Bürgerfreund in Aktion: Transportminister Bertrand Saint-Jean (Olivier Gourmet) setzt sich mit Demonstranten auseinander. |
Der Musik folgt das Drehbuch, dessen Dialoge zwar – im Rahmen, den
die Thematik erlaubt – einigermassen geradlinig verlaufen, mitunter
aber von enervierend kryptischen, ja geradezu selbstherrlich
enigmatischen Linien durchsetzt sind. Schoeller versucht, mittels
Verwirrung und Exzentrik das Gefühl von Subtext herzustellen, den
Zuschauer glauben zu lassen, er wohne einer ungemein raffinierten
Dekonstruktion des Homo Politicus bei. Hin und wieder sind durchaus
interessante Ansätze erkennbar – etwa bei den Kabinettssitzungen,
wenn "le père", der Präsident, anwesend ist; zuweilen ist
man sogar geneigt, die undurchdringliche, von ästhetischen
Ablenkungen geprägte Fassade als satirische Imitation politischer
Ränkespiele zu lesen. Doch bei genauerer Betrachtung erweist sich
das Ganze als eher billige Scharade, Rauch und Spiegel. Schoeller
ertränkt die zweifelsfrei vorhandenen Qualitäten seines Films –
den bis in die Nebenrollen (Laurent Stocker, Sylvain Deblé, Anne
Azoulay) hervorragend aufspielenden Cast, allen voran Olivier
Gourmet, Julien Hirschs harte Bilderwelten eines kriselnden
Frankreichs – in übertriebenem Formalismus, das Wesentliche wird
von unnötigen Schnörkeln und Schlenkern verschleiert.

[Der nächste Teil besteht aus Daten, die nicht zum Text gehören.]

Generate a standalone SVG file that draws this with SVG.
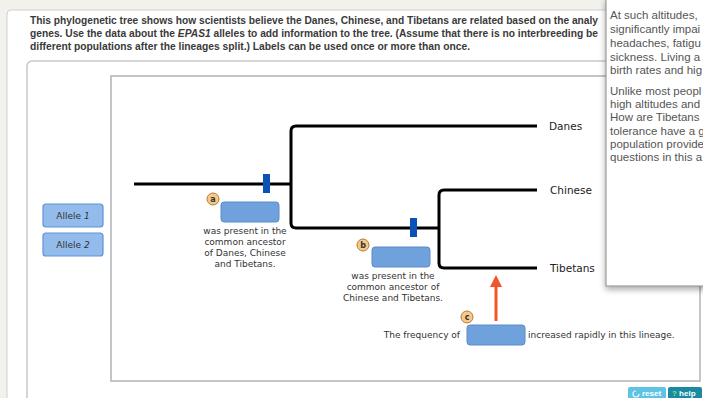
<svg xmlns="http://www.w3.org/2000/svg" width="703" height="398" viewBox="0 0 703 398">
<style>
.intro{font-family:"Liberation Sans",Arial,sans-serif;font-size:10px;font-weight:bold;fill:#3a3a3a}
.pop{font-family:"Liberation Sans",Arial,sans-serif;font-size:11.5px;fill:#555}
.t{font-family:"DejaVu Sans",Verdana,sans-serif;font-size:9px;fill:#333}
.lbl{font-family:"DejaVu Sans",Verdana,sans-serif;font-size:10.5px;fill:#222}
.branch{fill:none;stroke:#000;stroke-width:3;stroke-linejoin:round}
.mark{fill:#0a52b5}
.drop{fill:#6fa1dc;stroke:#5b8ccb;stroke-width:1}
.badge{fill:#f5c98c;stroke:#b87a30;stroke-width:1}
.bl{font-family:"DejaVu Sans",Verdana,sans-serif;font-size:8px;font-weight:bold;fill:#333;text-anchor:middle}
.allele{fill:#93bcec;stroke:#5f93d6;stroke-width:1.2}
</style>
<defs>
<filter id="sh" x="-10%" y="-10%" width="130%" height="130%">
<feGaussianBlur in="SourceAlpha" stdDeviation="3"/>
<feOffset dx="0" dy="3"/>
<feComponentTransfer><feFuncA type="linear" slope="0.35"/></feComponentTransfer>
<feMerge><feMergeNode/><feMergeNode in="SourceGraphic"/></feMerge>
</filter>
</defs>
<rect width="703" height="398" fill="#f2f1eb"/>
<rect x="7" y="10" width="720" height="400" rx="4" fill="#fff" stroke="#cfcfcf"/>
<g id="intro">
<text class="intro" x="30" y="24" textLength="568" lengthAdjust="spacingAndGlyphs">This phylogenetic tree shows how scientists believe the Danes, Chinese, and Tibetans are related based on the analy</text>
<text class="intro" x="30" y="37" textLength="568" lengthAdjust="spacingAndGlyphs">genes. Use the data about the <tspan font-style="italic">EPAS1</tspan> alleles to add information to the tree. (Assume that there is no interbreeding be</text>
<text class="intro" x="30" y="50" textLength="440" lengthAdjust="spacingAndGlyphs">different populations after the lineages split.) Labels can be used once or more than once.</text>
</g>
<rect id="frame" x="27" y="61" width="700" height="360" rx="5" fill="#fff" stroke="#c8c8c8" stroke-width="1.5"/>
<rect id="treebox" x="111" y="76" width="589" height="305" fill="#fff" stroke="#b0b4b8" stroke-width="1.5"/>
<g id="alleles">
<g id="allele1"><rect class="allele" x="43" y="204" width="60" height="23" rx="3"/><text class="t" x="73" y="219" text-anchor="middle">Allele <tspan font-style="italic">1</tspan></text></g>
<g id="allele2"><rect class="allele" x="43" y="233" width="60" height="23" rx="3"/><text class="t" x="73" y="248" text-anchor="middle">Allele <tspan font-style="italic">2</tspan></text></g>
</g>
<g id="connectors">
<path class="branch" d="M134 184 H291"/>
<path class="branch" d="M537 126 H296 Q291 126 291 131 V223 Q291 228 296 228 H439"/>
<path class="branch" d="M537 190 H444 Q439 190 439 195 V263 Q439 268 444 268 H537"/>
<line x1="496" y1="321" x2="496" y2="285" stroke="#f0562a" stroke-width="3"/>
<polygon points="496,275 502,287 490,287" fill="#f0562a"/>
</g>
<g id="markers">
<rect class="mark" x="263" y="174" width="7" height="19"/>
<rect class="mark" x="410" y="218" width="7" height="19"/>
</g>
<g id="tips">
<text class="lbl" x="549" y="130">Danes</text>
<text class="lbl" x="550" y="194">Chinese</text>
<text class="lbl" x="550" y="272">Tibetans</text>
</g>
<g id="label-a">
<circle class="badge" cx="213" cy="199" r="6"/><text class="bl" x="213" y="202">a</text>
<rect class="drop" x="221" y="202" width="58" height="20" rx="3"/>
<text class="t" text-anchor="middle"><tspan x="245" y="234">was present in the</tspan><tspan x="245" y="245">common ancestor</tspan><tspan x="245" y="256">of Danes, Chinese</tspan><tspan x="245" y="267">and Tibetans.</tspan></text>
</g>
<g id="label-b">
<circle class="badge" cx="363" cy="245" r="6"/><text class="bl" x="363" y="248">b</text>
<rect class="drop" x="372" y="247" width="58" height="20" rx="3"/>
<text class="t" text-anchor="middle"><tspan x="393" y="279">was present in the</tspan><tspan x="393" y="290">common ancestor of</tspan><tspan x="393" y="301">Chinese and Tibetans.</tspan></text>
</g>
<g id="label-c">
<circle class="badge" cx="467" cy="317" r="6"/><text class="bl" x="467" y="320">c</text>
<text class="t" x="460" y="338" text-anchor="end">The frequency of</text>
<rect class="drop" x="467" y="325" width="58" height="20" rx="3"/>
<text class="t" x="528" y="338">increased rapidly in this lineage.</text>
</g>
<g id="buttons">
<rect x="628" y="387" width="38" height="14" rx="2" fill="#5fc3e4"/>
<path d="M636 391 a3 3 0 1 0 3 3" fill="none" stroke="#e8f8ff" stroke-width="1.2"/>
<text x="642" y="396" font-family="Liberation Sans,Arial,sans-serif" font-size="8" font-weight="bold" fill="#fff">reset</text>
<rect x="668" y="387" width="34" height="14" rx="2" fill="#1a8aa4"/>
<text x="672" y="396" font-family="Liberation Sans,Arial,sans-serif" font-size="8" font-weight="bold" fill="#fff"><tspan fill="#8be07a">?</tspan> help</text>
</g>
<g id="popup">
<rect x="606" y="-2" width="110" height="288" fill="#fff" stroke="#8a8a8a" filter="url(#sh)"/>
<text class="pop"><tspan x="610" y="19">At such altitudes,</tspan><tspan x="610" y="33">significantly impai</tspan><tspan x="610" y="47">headaches, fatigu</tspan><tspan x="610" y="61">sickness. Living a</tspan><tspan x="610" y="74">birth rates and hig</tspan><tspan x="610" y="95">Unlike most peopl</tspan><tspan x="610" y="108">high altitudes and</tspan><tspan x="610" y="121">How are Tibetans</tspan><tspan x="610" y="135">tolerance have a g</tspan><tspan x="610" y="148">population provide</tspan><tspan x="610" y="161">questions in this a</tspan></text>
</g>
</svg>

So reüssiert der stellenweise arg bemühende Film weder auf
politischer noch auf menschlicher Ebene. Die an die unglücklichen
Bemühungen Alice Rohrwachers in Corpo celeste erinnernde
Ästhetik verhindert jegliche Form von emotionaler Anbindung; die
kleinen und grossen Katastrophen, welche Bertrand Saint-Jean auf
seiner psychischen und physischen Odyssee widerfahren, hinterlassen
nicht den geringsten Eindruck. L'exercice de l'État wirkt
bestenfalls wie eine zahn- und humorlose Variation der beliebten
britischen Sitcoms Yes Minister und Yes, Prime Minister aus
den Achtzigerjahren. Das Pantheon der Film-Auteurs liegt für Pierre
Schoeller derzeit noch in weiter Ferne.